In den von der Türkei besetzten Gebieten kommt es ständig zu Auseinandersetzungen, bei denen Zivilpersonen getötet werden. Wer muss was unternehmen, damit das aufhört?
Zunächst müssen die Ursachen dafür richtig analysiert werden. Die Geschehnisse sind das Ergebnis der türkischen Besatzung und der Unterstützung islamistischer Gruppen. Damit sind wir momentan konfrontiert. Möglicherweise werden jetzt einige dieser Gruppen eliminiert. Diese Gruppen haben auf die Türkei gesetzt und könnten jetzt derselben Politik zum Opfer fallen, für die sich haben instrumentalisieren lassen. Die einzige Lösung ist die Beendigung der türkischen Besatzung und der Rückzug aller Truppen, einschließlich der als Söldner eingesetzten Gruppen. Die Türkei verhindert eine Lösung für Syrien. Um ihre Präsenz in Syrien zu beenden, müssen die internationalen Mächte und die Öffentlichkeit aktiv werden. Leider gibt es keine derartigen Initiativen, weil die türkische Politik in der Region auch von vielen weiteren internationalen Faktoren abhängt. Die Präsenz der Türkei in Syrien bedeutet die Fortsetzung von Chaos und Zerstörung. Es wäre eine Lösung, wenn sich die Bevölkerung in Syrien zusammenschließt und einigt.
Der HTS-Transfer wird zu neuen Kämpfen führen
Anführer der sogenannten Syrischen Nationalarmee (SNA) sagen, dass die Gefechte auf ein Abkommen zwischen Russland und Türkei zurückgehen. Es gibt Informationen, dass mit dem Transfer von HTS-Truppen nach Efrîn, Serêkaniyê und Girê Spî die Besetzung weiterer Gebiete der Autonomieregion vorbereitet wird. Was können Sie dazu sagen?

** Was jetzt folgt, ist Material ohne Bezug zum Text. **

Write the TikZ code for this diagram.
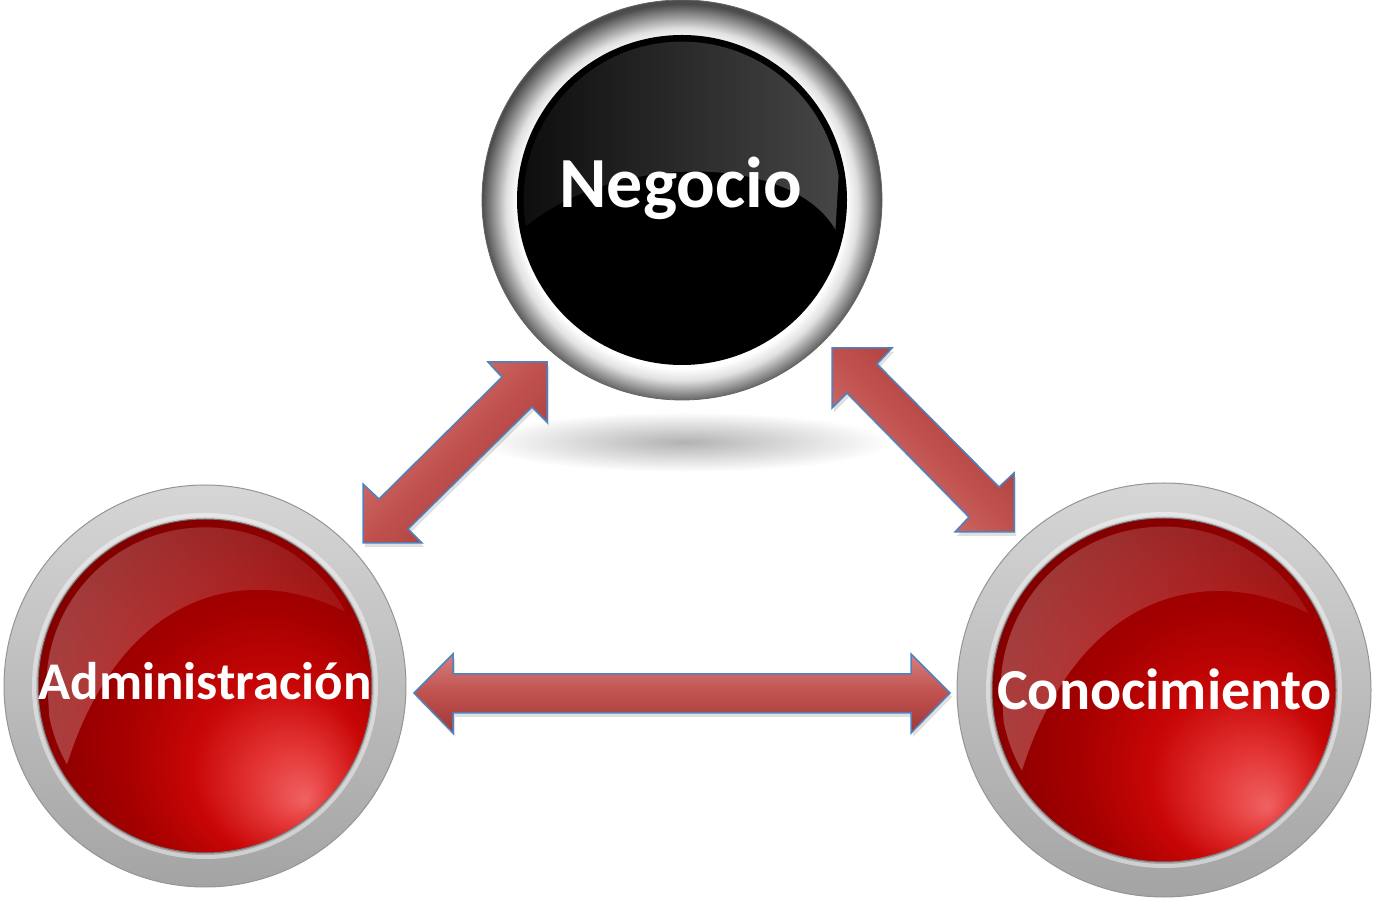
\documentclass[tikz,border=0pt]{standalone}
\usepackage{fontspec}
\setmainfont{Carlito}
\usetikzlibrary{fadings}

\definecolor{arrowblue}{HTML}{4F81BD}
\definecolor{arrowlight}{HTML}{D4807E}
\definecolor{arrowmid}{HTML}{C0504D}
\definecolor{arrowdark}{HTML}{9E3937}
\definecolor{rbLight}{HTML}{F06262}
\definecolor{rbPink}{HTML}{E33434}
\definecolor{rbRed}{HTML}{C80606}
\definecolor{rbMid}{HTML}{A60000}
\definecolor{rbDark}{HTML}{8C0000}
\definecolor{rbDeep}{HTML}{5E0000}
\definecolor{ringtop}{HTML}{D6D6D6}
\definecolor{ringbot}{HTML}{A4A4A4}
\definecolor{ringedge}{HTML}{959595}

\pgfdeclareradialshading{redbutton}{\pgfpoint{15bp}{-17bp}}{color(0bp)=(rbLight); color(6bp)=(rbPink); color(13bp)=(rbRed); color(21bp)=(rbMid); color(30bp)=(rbDark); color(40bp)=(rbDeep!80!rbDark); color(50bp)=(rbDeep)}
\pgfdeclareradialshading{blackring}{\pgfpoint{0bp}{-1bp}}{color(0bp)=(white); color(20.5bp)=(white); color(22bp)=(black!12); color(25bp)=(black!70); color(50bp)=(black!70)}
\tikzfading[name=glossfade, left color=transparent!0, right color=transparent!75]

\begin{document}
\begin{tikzpicture}[x=1pt,y=1pt,
    btntext/.style={text=white,inner sep=0pt,anchor=base},
    dblarrow/.style={draw=arrowblue,line width=1.5pt,line join=miter},
    arrowshadow/.style={fill=black,fill opacity=.12,draw=none}]
  \useasboundingbox (0,0) rectangle (1373,897);

  % shadow under the top button
  \shade[inner color=black!30,outer color=white] (685,455) ellipse [x radius=205,y radius=30];

  % top button
  \shade[shading=blackring,draw=black!60,line width=.8pt] (682,697) circle [radius=200];
  \fill[black] (682,697) circle [radius=165];
  \begin{scope}[shift={(682,697)},scale=165]
    \clip (0,0) circle [radius=.96];
    \shade[left color=black!95,right color=black!72]
      (-.97,-.18) .. controls (-.45,.28) and (.65,.3) .. (.93,-.18) -- (1,1) -- (-1,1) -- cycle;
  \end{scope}
  \node[btntext,font=\bfseries\fontsize{72}{80}\selectfont] (neg) at (680.5,689) {Negocio};

  % red buttons
  \foreach \cx/\cy/\ro/\ri in {205/211/201/167, 1164/207/207/172} {
    \begin{scope}[shift={(\cx,\cy)}]
      \shade[top color=ringtop,bottom color=ringbot,draw=ringedge,line width=1pt] (0,0) circle [radius=\ro];
      \draw[white,line width=4pt,opacity=.45] (0,0) circle [radius=\ri+4];
      \shade[shading=redbutton,draw=ringedge!80!black,line width=1pt] (0,0) circle [radius=\ri];
      \begin{scope}[scale=\ri]
        \clip (0,0) circle [radius=.95];
        \fill[white,fill opacity=.25,path fading=glossfade]
          (-.9,-.75) .. controls (-.6,.65) and (.35,.8) .. (1,.35) -- (1,1) -- (-1,1) -- cycle;
      \end{scope}
    \end{scope}
  }
  \node[btntext,font=\bfseries\fontsize{53}{60}\selectfont] (adm) at (205,197) {Administración};
  \node[btntext,font=\bfseries\fontsize{58}{64}\selectfont] (con) at (1164.5,187) {Conocimiento};

  % arrows
  \fill[arrowshadow] (549,531) -- (490,531) -- (504,516) -- (381,394) -- (365,409) -- (365,350) -- (424,350) -- (410,364) -- (534,486) -- (549,471) -- cycle;
  \path[dblarrow,top color=arrowlight,bottom color=arrowdark,middle color=arrowmid,shading angle=45]
    (547,535) -- (488,535) -- (502,520) -- (379,398) -- (363,413) -- (363,354) -- (422,354) -- (408,368) -- (532,490) -- (547,475) -- cycle;
  \fill[arrowshadow] (834,545) -- (894,545) -- (879,529) -- (1001,406) -- (1016,420) -- (1016,361) -- (957,361) -- (971,376) -- (849,500) -- (834,485) -- cycle;
  \path[dblarrow,top color=arrowdark,bottom color=arrowlight,middle color=arrowmid,shading angle=-45]
    (832,549) -- (892,549) -- (877,533) -- (999,410) -- (1014,424) -- (1014,365) -- (955,365) -- (969,380) -- (847,504) -- (832,489) -- cycle;
  \fill[arrowshadow] (416,200) -- (455,239) -- (455,219) -- (913,219) -- (913,239) -- (952,200) -- (913,160) -- (913,180) -- (455,180) -- (455,160) -- cycle;
  \path[dblarrow,top color=arrowlight,bottom color=arrowdark,middle color=arrowmid]
    (414,204) -- (453,243) -- (453,223) -- (911,223) -- (911,243) -- (950,204) -- (911,164) -- (911,184) -- (453,184) -- (453,164) -- cycle;
\end{tikzpicture}
\end{document}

Es gibt viele Meinungsäußerungen und Analysen zu diesem Thema. Wir verfolgen die Entwicklungen. Die Veränderungen in Efrîn werden zweifellos auch die Situation in den anderen besetzten Gebieten beeinflussen. Der HTS-Transfer in die besetzten Gebiete wird zu neuen Kämpfen führen.
Und was werden Sie tun?
Unsere Lage ist nicht anders als bei den vorangegangenen Entwicklungsprozessen. Wir sind mit einem neuen Besatzungsplan der Türkei konfrontiert, allerdings haben sich die Rollen verändert. Nach wie vor sind wir entschlossen, Efrîn und die anderen besetzten Regionen zu befreien.